Over the past few months, I have been involved in building a brand new recruiting department. This has been an interesting project and has provided its share of opportunities. However, it has given me the opportunity to reflect on a few things. Mostly, when are recruiters supposed to recruit?
We spend so much time and energy trying to come up with creative ways to show the value add and how to measure the recruiter, along with what reports the recruiter should run, how the recruiter tracks their candidates, that we miss the big picture: when do recruiters have time to source talent?
Some will argue that if you have an applicant tracking system you can limit the amount of manual work the recruiter has to do and more easily pull reports. I agree, however,
I am still waiting for the system that can do this. If you put in place an applicant tracking system, you can certainly pull all of the reports and metrics you want, however, how does the candidate get into the system in the first place? In all of the demos I have seen so far, either the candidate has to enter their information through a series of screens (not likely to happen if you are a passive candidate), or the recruiter has to enter the candidate's information manually, (again taking a ton of time away from the job at hand.) Once I see a tracking system that "easily" allows candidate information to be uploaded, I would jump on it. My concern is that with most of the systems, the recruiter becomes a system administrator/data entry clerk, instead of a true headhunter
but I digress.
After careful consideration of a number of options, I believe there are three ways in which a recruiter should be measured, which limits the amount of paperwork and spreadsheets the recruiter has to complete, and gives them the opportunity to do what they do best.

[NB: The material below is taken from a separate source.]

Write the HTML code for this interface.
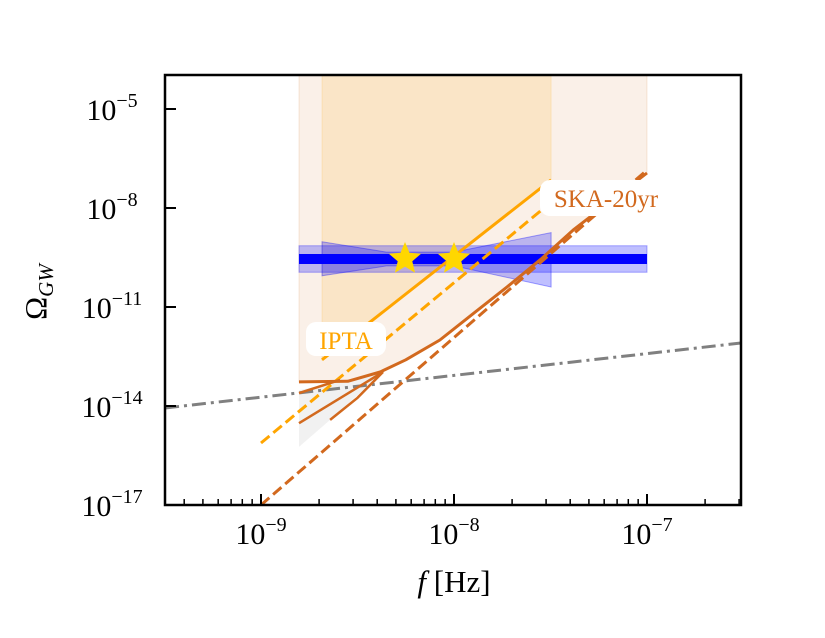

Recruiter metrics: taking stock of your recruiters performance
- Customer feedback. This is essential. No matter what metrics you provide, market data, number of leads, etc, the customer does not care unless you are delivering a candidate. I have seen this a lot with some of the third party search firms with which I work. They provided me a beautiful binder showing me how many calls they had made, how bad the market conditions are for the position, how my company is viewed, and much and I mean much more. Although this is all great information, as a hiring manager it was viewed as excuses. Bottom line: we need to deliver the candidate to the customer. As a manager of recruiters, if the customer is satisfied with the process and the hires they are receiving I am satisfied.
- Candidate feedback: This is another key determination of whether your recruiter is doing a good job. The candidate experience is essential in measuring not only our recruiters, but it helps us develop a more solid employment brand. In addition, the candidate will tell others about their experience and thereby recruit additional talent. It is also important to know how the candidate came to us. If the candidate feedback is that they knew someone inside the company, and the hiring manager did most of the leg work, that does not reflect well on the recruiter. In addition, the recruiter is considered the face of the company. It is extremely important to measure the impression your recruiter makes, and how effective he or she is.
- Cost per hire. All of the other metrics (time to fill, interviews to hire ratio, leads to interview ratio) are all important, but at the end of the day, we all work for companies that have a bottom line. All of the other pieces are nice to haves, but if you track your lead to interview ratio which is great but no one actually goes to orientation, what is the purpose of this metric? This measurement is probably the easiest one to calculate. Take the number of hires for a month and divide it by your total cost. That is it, let's not complicate things.
Overall, we need to keep it simple. Break things down in to a simple process and allow our recruiters to actually recruit, versus forcing them in to situations where they need to develop meaningless metrics or excuses.